Stated problem:
Omit the pictures and output exactly the lines from the start of the entries through the line containing "Line, XAxis, YAxis".
────────────────────────────────────────
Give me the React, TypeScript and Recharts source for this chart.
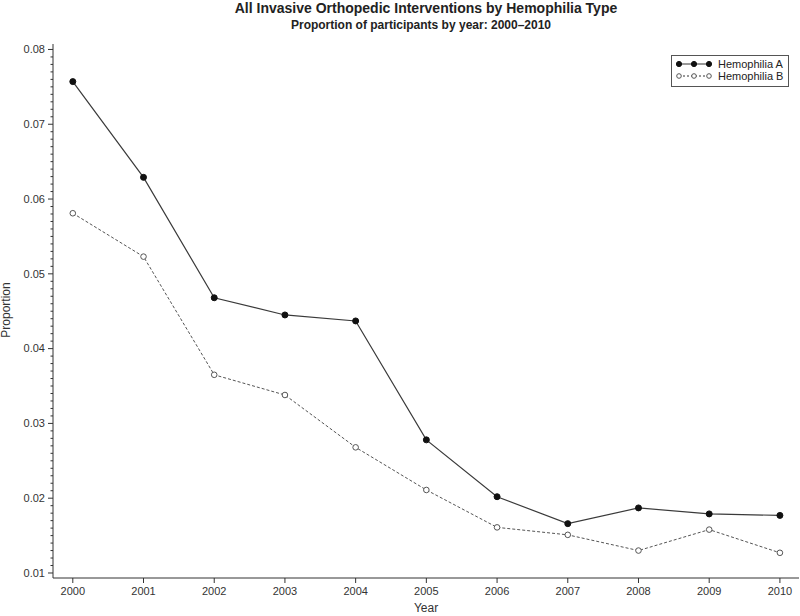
import { LineChart, Line, XAxis, YAxis } from 'recharts';

const years = [2000, 2001, 2002, 2003, 2004, 2005, 2006, 2007, 2008, 2009, 2010];
const hemophiliaA = [0.0757, 0.0629, 0.0468, 0.0445, 0.0437, 0.0278, 0.0202, 0.0166, 0.0187, 0.0179, 0.0177];
const hemophiliaB = [0.0581, 0.0523, 0.0365, 0.0338, 0.0268, 0.0211, 0.0161, 0.0151, 0.0130, 0.0158, 0.0127];
const majorYTicks = [0.01, 0.02, 0.03, 0.04, 0.05, 0.06, 0.07, 0.08];
const seriesNames = ['Hemophilia A', 'Hemophilia B'];

// minor ticks every 0.001 between the labelled ones
const yTicks = Array.from({ length: 71 }, (_, i) => Math.round((0.01 + i * 0.001) * 1000) / 1000);

const data = years.map((year, i) => ({
  year,
  a: hemophiliaA[i],
  b: hemophiliaB[i],
}));

const FONT = 'Arial, "Liberation Sans", sans-serif';
const INK = '#333';

const YTick = ({ x, y, payload }: any) => {
  const v = payload.value;
  const major = majorYTicks.some((m) => Math.abs(m - v) < 1e-7);
  return (
    <g>
      <line x1={x - (major ? 5 : 2.5)} x2={x} y1={y} y2={y} stroke={INK} strokeWidth={1} />
      {major && (
        <text x={x - 8} y={y} dy="0.35em" textAnchor="end" fontSize={11} fill={INK} fontFamily={FONT}>
          {v.toFixed(2)}
        </text>
      )}
    </g>
  );
};

const LegendIcon = ({ hollow }: { hollow: boolean }) => (
  <svg width={38} height={8} style={{ display: 'block' }}>
    <line x1={4} x2={34} y1={4} y2={4} stroke={INK} strokeDasharray={hollow ? '2 2' : undefined} />
    {[4, 19, 34].map((cx) => (
      <circle key={cx} cx={cx} cy={4} r={hollow ? 2.3 : 2.6} fill={hollow ? '#fff' : '#111'} stroke={hollow ? '#555' : '#111'} />
    ))}
  </svg>
);

export default function App() {
  return (
    <div style={{ position: 'absolute', left: 0, top: 0, width: 800, height: 616, fontFamily: FONT, background: '#fff' }}>
      <div style={{ position: 'absolute', left: 0, width: 852, top: 0, textAlign: 'center', fontWeight: 'bold', fontSize: 14, color: '#222' }}>
        All Invasive Orthopedic Interventions by Hemophilia Type
      </div>
      <div style={{ position: 'absolute', left: 0, width: 842, top: 18, textAlign: 'center', fontWeight: 'bold', fontSize: 12, color: '#222' }}>
        Proportion of participants by year: 2000–2010
      </div>
      <div
        style={{
          position: 'absolute',
          left: -24,
          top: 303,
          width: 60,
          textAlign: 'center',
          fontSize: 12,
          color: INK,
          transform: 'rotate(-90deg)',
        }}
      >
        Proportion
      </div>

      <LineChart width={800} height={616} data={data} margin={{ top: 44, right: 1, left: 0, bottom: 0 }}>
        <XAxis
          dataKey="year"
          type="number"
          domain={[1999.72, 2010.27]}
          ticks={years}
          interval={0}
          height={38}
          tickSize={5}
          tickMargin={4}
          tick={{ fontSize: 11, fill: INK, fontFamily: FONT }}
          stroke={INK}
          label={{ value: 'Year', position: 'insideBottom', offset: 4, fontSize: 12, fill: INK, fontFamily: FONT }}
        />
        <XAxis
          xAxisId="top"
          orientation="top"
          type="number"
          domain={[1999.72, 2010.27]}
          height={0}
          tick={false}
          tickLine={false}
          stroke={INK}
        />
        <YAxis
          type="number"
          domain={[0.00933, 0.08073]}
          ticks={yTicks}
          interval={0}
          width={53}
          tickSize={0}
          tickMargin={0}
          tickLine={false}
          tick={<YTick />}
          stroke={INK}
        />
        <YAxis
          yAxisId="right"
          orientation="right"
          type="number"
          domain={[0.00933, 0.08073]}
          width={0}
          tick={false}
          tickLine={false}
          stroke={INK}
        />
        <Line
          dataKey="a"
          name={seriesNames[0]}
          stroke="#3a3a3a"
          strokeWidth={1.2}
          dot={{ r: 3, fill: '#111', stroke: '#111', strokeWidth: 1 }}
          isAnimationActive={false}
        />
        <Line
          dataKey="b"
          name={seriesNames[1]}
          stroke="#555"
          strokeWidth={1}
          strokeDasharray="3 2"
          dot={{ r: 2.8, fill: '#fff', stroke: '#555', strokeWidth: 1, strokeDasharray: '' }}
          isAnimationActive={false}
        />
      </LineChart>

      <div
        style={{
          position: 'absolute',
          left: 671,
          top: 55,
          width: 118,
          height: 32,
          border: '1px solid #555',
          boxSizing: 'border-box',
          padding: '2px 0 0 3px',
          fontSize: 11,
          color: '#222',
          lineHeight: '12px',
        }}
      >
        {seriesNames.map((name, i) => (
          <div key={name} style={{ display: 'flex', alignItems: 'center', gap: 5, height: 12 }}>
            <LegendIcon hollow={i === 1} />
            <span>{name}</span>
          </div>
        ))}
      </div>
    </div>
  );
}
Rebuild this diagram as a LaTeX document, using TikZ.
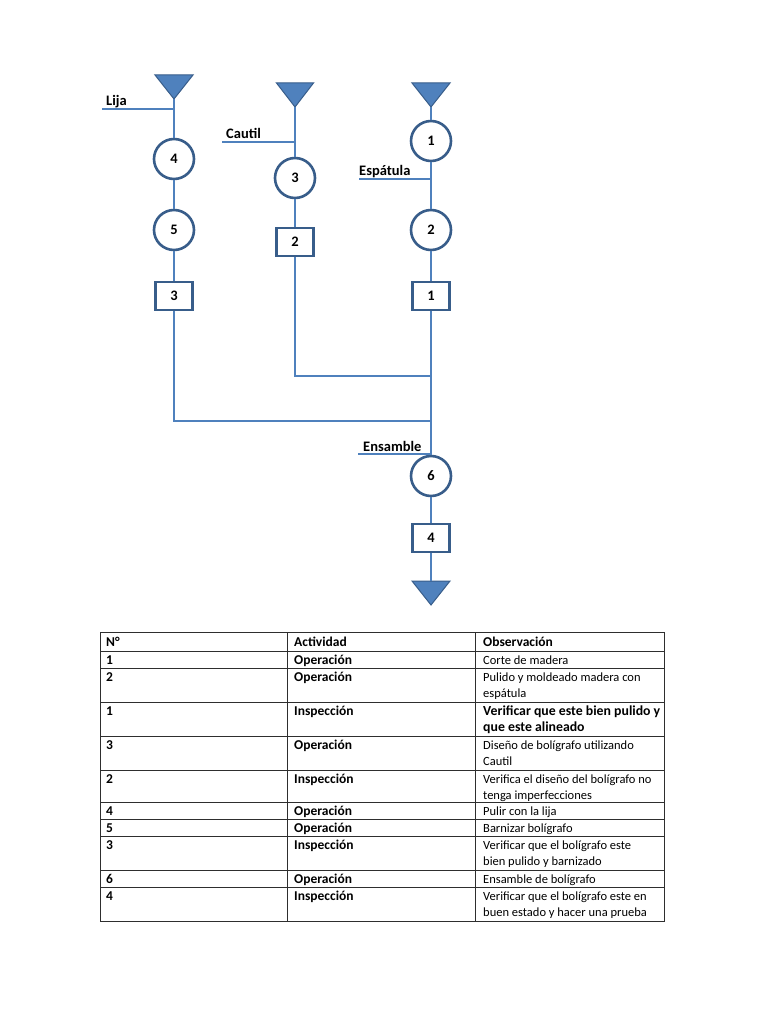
\documentclass[tikz,border=0pt]{standalone}
\usepackage{fontspec}
\setmainfont{Carlito}
\definecolor{lblue}{HTML}{4F81BD}
\definecolor{dblue}{HTML}{385D8A}
\definecolor{tgray}{HTML}{2E2E2E}
\newcommand\tstrut{\rule{0pt}{10.5pt}}
\begin{document}
\begin{tikzpicture}[x=1pt,y=-1pt,
  flow/.style={draw=lblue,line width=1.15pt},
  opnode/.style={circle,draw=dblue,line width=2.6pt,fill=white,minimum size=40pt,inner sep=0pt,font=\fontsize{14.5}{14.5}\selectfont\bfseries},
  inspnode/.style={rectangle,draw=dblue,line width=2.6pt,fill=white,minimum width=37pt,minimum height=28pt,inner sep=0pt,font=\fontsize{14.5}{14.5}\selectfont\bfseries},
  storetri/.style={fill=lblue,draw=dblue,line width=1pt,line join=miter},
  toolabel/.style={anchor=base west,inner sep=0pt,font=\fontsize{14.5}{15}\selectfont\bfseries},
  tline/.style={draw=tgray,line width=1pt},
  cellb/.style={anchor=north west,inner sep=0pt,align=left,font=\fontsize{13.5}{16}\selectfont\bfseries},
  cellbig/.style={anchor=north west,inner sep=0pt,align=left,font=\fontsize{13.8}{16}\selectfont\bfseries},
  cellr/.style={anchor=north west,inner sep=0pt,align=left,font=\fontsize{12.5}{16}\selectfont},
]
\useasboundingbox (0,0) rectangle (768,1024);
\fill[white] (0,0) rectangle (768,1024);

% storage triangles
\path[storetri] (155,75) -- (193,75) -- (174,99) -- cycle;
\coordinate (tA) at (174,99);
\path[storetri] (276.5,83) -- (313.5,83) -- (295,107) -- cycle;
\coordinate (tB) at (295,107);
\path[storetri] (412,83) -- (450,83) -- (431,107) -- cycle;
\coordinate (tC) at (431,107);
\path[storetri] (412,581) -- (450,581) -- (431,605) -- cycle;
\coordinate (tD) at (431,581);

% nodes
\node[opnode] (o4) at (174,159) {4};
\node[opnode] (o5) at (174,230) {5};
\node[inspnode] (i3) at (174,296) {3};
\node[opnode] (o3) at (295,178) {3};
\node[inspnode] (i2) at (295,242) {2};
\node[opnode] (o1) at (431,141) {1};
\node[opnode] (o2) at (431,230) {2};
\node[inspnode] (i1) at (431,296) {1};
\node[opnode] (o6) at (431,476) {6};
\node[inspnode] (i4) at (431,538) {4};

% join points
\coordinate (jB) at (431,376);
\coordinate (jA) at (431,421);

% connectors
\draw[flow] (tA) -- (o4);
\draw[flow] (o4) -- (o5);
\draw[flow] (o5) -- (i3);
\draw[flow] (tB) -- (o3);
\draw[flow] (o3) -- (i2);
\draw[flow] (tC) -- (o1);
\draw[flow] (o1) -- (o2);
\draw[flow] (o2) -- (i1);
\draw[flow] (i2) |- (jB);
\draw[flow] (i3) |- (jA);
\draw[flow] (i1) -- (o6);
\draw[flow] (o6) -- (i4);
\draw[flow] (i4) -- (tD);

% tool lines and labels
\coordinate (lijaS) at (102,109); \coordinate (lijaJ) at (174,109);
\draw[flow] (lijaS) -- (lijaJ);
\node[toolabel] (lija) at (106,106) {Lija};
\coordinate (cautS) at (222,142); \coordinate (cautJ) at (295,142);
\draw[flow] (cautS) -- (cautJ);
\node[toolabel] (cautil) at (226,139) {Cautil};
\coordinate (espS) at (359,179); \coordinate (espJ) at (431,179);
\draw[flow] (espS) -- (espJ);
\node[toolabel] (espatula) at (359,176) {Espátula};
\coordinate (ensS) at (358,454); \coordinate (ensJ) at (431,454);
\draw[flow] (ensS) -- (ensJ);
\node[toolabel] (ensamble) at (363,451) {Ensamble};

% table grid
\draw[tline] (100,632) rectangle (664,921);
\foreach \y in {651,668,702,736,770,802,819,836,870,887}
  \draw[tline] (100,\y) -- (664,\y);
\draw[tline] (287,632) -- (287,921);
\draw[tline] (475,632) -- (475,921);

% header
\node[cellb] (hn) at (106,635.5) {\tstrut N°};
\node[cellb] (ha) at (294,635.5) {\tstrut Actividad};
\node[cellb] (ho) at (483,635.5) {\tstrut Observación};

% rows
\node[cellb] (n1) at (106,653.5) {\tstrut 1};
\node[cellb] (a1) at (294,653.5) {\tstrut Operación};
\node[cellr] (c1) at (483,653.5) {\tstrut Corte de madera};

\node[cellb] (n2) at (106,670.5) {\tstrut 2};
\node[cellb] (a2) at (294,670.5) {\tstrut Operación};
\node[cellr] (c2) at (483,670.5) {\tstrut Pulido y moldeado madera con\\espátula};

\node[cellb] (n3) at (106,704.5) {\tstrut 1};
\node[cellb] (a3) at (294,704.5) {\tstrut Inspección};
\node[cellbig] (c3) at (483,704.5) {\tstrut Verificar que este bien pulido y\\que este alineado};

\node[cellb] (n4) at (106,738.5) {\tstrut 3};
\node[cellb] (a4) at (294,738.5) {\tstrut Operación};
\node[cellr] (c4) at (483,738.5) {\tstrut Diseño de bolígrafo utilizando\\Cautil};

\node[cellb] (n5) at (106,772.5) {\tstrut 2};
\node[cellb] (a5) at (294,772.5) {\tstrut Inspección};
\node[cellr] (c5) at (483,772.5) {\tstrut Verifica el diseño del bolígrafo no\\tenga imperfecciones};

\node[cellb] (n6) at (106,804.5) {\tstrut 4};
\node[cellb] (a6) at (294,804.5) {\tstrut Operación};
\node[cellr] (c6) at (483,804.5) {\tstrut Pulir con la lija};

\node[cellb] (n7) at (106,821.5) {\tstrut 5};
\node[cellb] (a7) at (294,821.5) {\tstrut Operación};
\node[cellr] (c7) at (483,821.5) {\tstrut Barnizar bolígrafo};

\node[cellb] (n8) at (106,838.5) {\tstrut 3};
\node[cellb] (a8) at (294,838.5) {\tstrut Inspección};
\node[cellr] (c8) at (483,838.5) {\tstrut Verificar que el bolígrafo este\\bien pulido y barnizado};

\node[cellb] (n9) at (106,872.5) {\tstrut 6};
\node[cellb] (a9) at (294,872.5) {\tstrut Operación};
\node[cellr] (c9) at (483,872.5) {\tstrut Ensamble de bolígrafo};

\node[cellb] (n10) at (106,889.5) {\tstrut 4};
\node[cellb] (a10) at (294,889.5) {\tstrut Inspección};
\node[cellr] (c10) at (483,889.5) {\tstrut Verificar que el bolígrafo este en\\buen estado y hacer una prueba};
\end{tikzpicture}
\end{document}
────────────────────────────────────────
Exercise output:
Give me the React, TypeScript and Recharts source for this chart.
import { LineChart, Line, XAxis, YAxis } from 'recharts';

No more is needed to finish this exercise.